Martin Luther King day and revisiting the "White People Problem"


So a couple of days ago I took to task the idea from Margaret Wright that white people need to change. I posited that white people have and did change given the fact that white people exhibit very little racism these days as compared to 50-100 years ago. My point was that blacks had very little political power. Then I got this tweet:
Which was not my point in the slightest. So now I have to explain the difference between social and cultural influence and political power. Those of you with common sense understand these differences. But I gotta explain it to those who hear racial dog whistles constantly.

So let's take the Civil Rights act of 1964. In Congress there were 4 black members of the House and none in the Senate. They were Adam Clayton Powell Jr, Charlie Diggs, Robert N.C. Nix, Sr., and Augustus Hawkins. None in the Senate. There are 535 members of Congress, even then. 4 is not enough to pass the bill, for those of you who can do math.

Now, Martin Luther King did exert a tremendous amount of social pressure and influence. It is this changing of hearts and minds that he and others like him created the allowed for the passage of the civil rights act. But make no mistake, blacks as part of the population were a minority who were being suppressed by whites, especially in the south. King's accomplishments cannot be overstated.

The left likes to act as if whites, especially conservative whites, are pretty much the same as they were in 1950 and that's not only false, it is complete insulting to the radical sea change that MLK created. It is pissing on the man's legacy and I am sorry I have to explain this to people. White people have changed and the racism today is not even a tiny percentage of a fraction that was prevalent back in the day.

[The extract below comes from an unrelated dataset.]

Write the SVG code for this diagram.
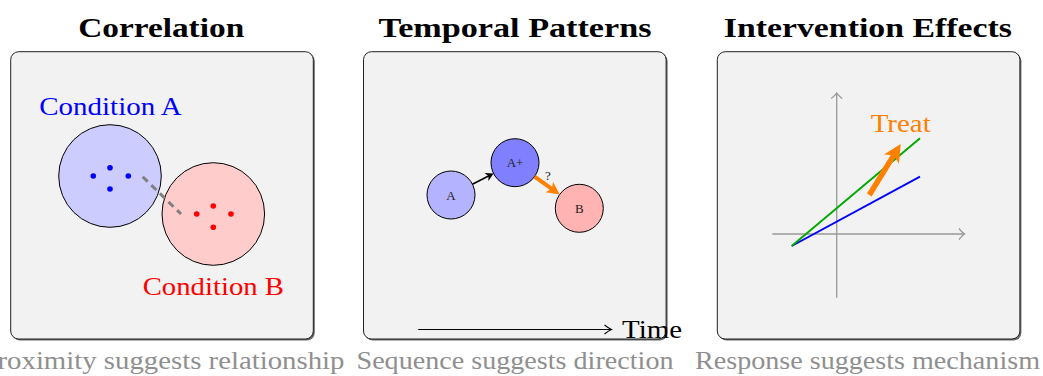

If George Zimmerman/Trayvon Martin is the symbol of some sort of racial struggle today, if people want to compare that to the lynchings and segregation of yesteryear, they are not only misguided, they are dismissing all the accomplishments of a great man.

My daughter and son are of mixed race. I adopted them. When I'm out in public with my children, I don't get so much as a raised eyebrow or even a first glance. No one cares. Thirty years ago, people would have thought it was something special. Sixty years ago it would have gotten me ostracized and hundred years ago, it might have gotten me killed. Let's remember what he created and let not minimize all those who bought into the movement, white and black, that lets me adopt my children without any thought anymore to race.

Except by leftists who can't get past skin color no matter how hard they try.